**Task to complete:** Your task is to repeat all of the data exactly while excluding the pictures.

**Data:**
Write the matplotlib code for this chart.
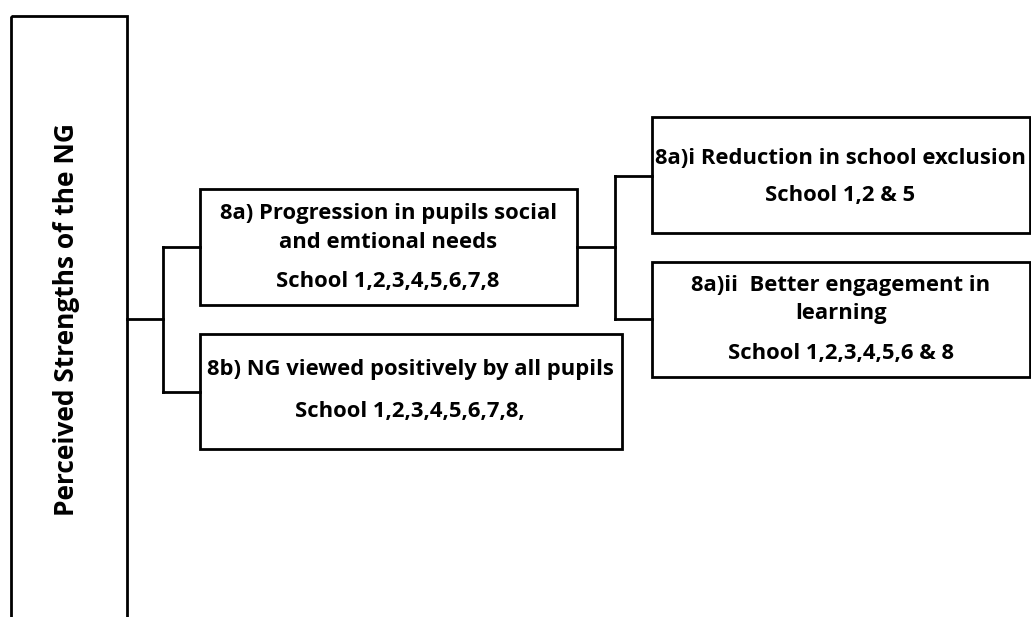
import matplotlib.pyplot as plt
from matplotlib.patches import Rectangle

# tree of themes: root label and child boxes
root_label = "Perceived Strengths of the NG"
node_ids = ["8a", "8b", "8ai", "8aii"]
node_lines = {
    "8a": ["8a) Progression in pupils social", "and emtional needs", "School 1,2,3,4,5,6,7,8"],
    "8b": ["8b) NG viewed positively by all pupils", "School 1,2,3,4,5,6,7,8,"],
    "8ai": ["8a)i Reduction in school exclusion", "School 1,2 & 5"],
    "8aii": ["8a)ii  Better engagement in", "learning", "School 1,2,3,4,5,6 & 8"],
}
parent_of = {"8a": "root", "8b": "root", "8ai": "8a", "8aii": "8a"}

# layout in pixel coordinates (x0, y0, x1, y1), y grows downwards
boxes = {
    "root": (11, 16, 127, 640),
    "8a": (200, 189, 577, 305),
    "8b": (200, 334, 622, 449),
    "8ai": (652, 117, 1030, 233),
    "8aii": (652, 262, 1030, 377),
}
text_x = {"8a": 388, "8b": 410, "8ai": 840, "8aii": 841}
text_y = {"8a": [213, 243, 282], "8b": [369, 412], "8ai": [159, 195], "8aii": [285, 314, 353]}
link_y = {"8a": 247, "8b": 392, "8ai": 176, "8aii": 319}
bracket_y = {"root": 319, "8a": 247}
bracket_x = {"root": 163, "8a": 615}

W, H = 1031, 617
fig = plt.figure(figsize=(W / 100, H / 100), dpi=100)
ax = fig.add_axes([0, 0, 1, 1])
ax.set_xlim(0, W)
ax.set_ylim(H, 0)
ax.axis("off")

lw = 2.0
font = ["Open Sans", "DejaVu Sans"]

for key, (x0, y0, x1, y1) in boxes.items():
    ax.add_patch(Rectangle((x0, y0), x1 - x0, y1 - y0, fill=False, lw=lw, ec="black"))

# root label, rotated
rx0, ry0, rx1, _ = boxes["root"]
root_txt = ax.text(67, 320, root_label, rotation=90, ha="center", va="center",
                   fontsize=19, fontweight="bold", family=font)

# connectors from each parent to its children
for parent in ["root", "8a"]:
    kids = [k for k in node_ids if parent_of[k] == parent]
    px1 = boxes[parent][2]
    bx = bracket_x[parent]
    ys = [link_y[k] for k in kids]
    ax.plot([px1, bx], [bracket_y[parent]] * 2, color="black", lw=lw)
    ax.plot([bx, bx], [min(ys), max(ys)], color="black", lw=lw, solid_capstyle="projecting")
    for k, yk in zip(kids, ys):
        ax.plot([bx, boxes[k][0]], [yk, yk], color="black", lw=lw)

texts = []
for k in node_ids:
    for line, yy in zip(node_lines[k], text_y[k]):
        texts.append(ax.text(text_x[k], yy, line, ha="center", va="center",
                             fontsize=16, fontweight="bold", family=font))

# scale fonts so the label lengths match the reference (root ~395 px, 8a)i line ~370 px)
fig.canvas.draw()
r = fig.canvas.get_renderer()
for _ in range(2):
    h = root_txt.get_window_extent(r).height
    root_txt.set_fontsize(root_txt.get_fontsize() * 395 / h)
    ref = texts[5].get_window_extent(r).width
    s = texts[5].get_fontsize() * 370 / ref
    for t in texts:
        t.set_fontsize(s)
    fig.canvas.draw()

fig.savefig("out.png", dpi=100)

**Task output:**
Write the matplotlib code for this chart.
import matplotlib.pyplot as plt
from matplotlib.patches import Rectangle

# tree of themes: root label and child boxes
root_label = "Perceived Strengths of the NG"
node_ids = ["8a", "8b", "8ai", "8aii"]
node_lines = {
    "8a": ["8a) Progression in pupils social", "and emtional needs", "School 1,2,3,4,5,6,7,8"],
    "8b": ["8b) NG viewed positively by all pupils", "School 1,2,3,4,5,6,7,8,"],
    "8ai": ["8a)i Reduction in school exclusion", "School 1,2 & 5"],
    "8aii": ["8a)ii  Better engagement in", "learning", "School 1,2,3,4,5,6 & 8"],
}
parent_of = {"8a": "root", "8b": "root", "8ai": "8a", "8aii": "8a"}

# layout in pixel coordinates (x0, y0, x1, y1), y grows downwards
boxes = {
    "root": (11, 16, 127, 640),
    "8a": (200, 189, 577, 305),
    "8b": (200, 334, 622, 449),
    "8ai": (652, 117, 1030, 233),
    "8aii": (652, 262, 1030, 377),
}
text_x = {"8a": 388, "8b": 410, "8ai": 840, "8aii": 841}
text_y = {"8a": [213, 243, 282], "8b": [369, 412], "8ai": [159, 195], "8aii": [285, 314, 353]}
link_y = {"8a": 247, "8b": 392, "8ai": 176, "8aii": 319}
bracket_y = {"root": 319, "8a": 247}
bracket_x = {"root": 163, "8a": 615}

W, H = 1031, 617
fig = plt.figure(figsize=(W / 100, H / 100), dpi=100)
ax = fig.add_axes([0, 0, 1, 1])
ax.set_xlim(0, W)
ax.set_ylim(H, 0)
ax.axis("off")

lw = 2.0
font = ["Open Sans", "DejaVu Sans"]

for key, (x0, y0, x1, y1) in boxes.items():
    ax.add_patch(Rectangle((x0, y0), x1 - x0, y1 - y0, fill=False, lw=lw, ec="black"))

# root label, rotated
rx0, ry0, rx1, _ = boxes["root"]
root_txt = ax.text(67, 320, root_label, rotation=90, ha="center", va="center",
                   fontsize=19, fontweight="bold", family=font)

# connectors from each parent to its children
for parent in ["root", "8a"]:
    kids = [k for k in node_ids if parent_of[k] == parent]
    px1 = boxes[parent][2]
    bx = bracket_x[parent]
    ys = [link_y[k] for k in kids]
    ax.plot([px1, bx], [bracket_y[parent]] * 2, color="black", lw=lw)
    ax.plot([bx, bx], [min(ys), max(ys)], color="black", lw=lw, solid_capstyle="projecting")
    for k, yk in zip(kids, ys):
        ax.plot([bx, boxes[k][0]], [yk, yk], color="black", lw=lw)

texts = []
for k in node_ids:
    for line, yy in zip(node_lines[k], text_y[k]):
        texts.append(ax.text(text_x[k], yy, line, ha="center", va="center",
                             fontsize=16, fontweight="bold", family=font))

# scale fonts so the label lengths match the reference (root ~395 px, 8a)i line ~370 px)
fig.canvas.draw()
r = fig.canvas.get_renderer()
for _ in range(2):
    h = root_txt.get_window_extent(r).height
    root_txt.set_fontsize(root_txt.get_fontsize() * 395 / h)
    ref = texts[5].get_window_extent(r).width
    s = texts[5].get_fontsize() * 370 / ref
    for t in texts:
        t.set_fontsize(s)
    fig.canvas.draw()

fig.savefig("out.png", dpi=100)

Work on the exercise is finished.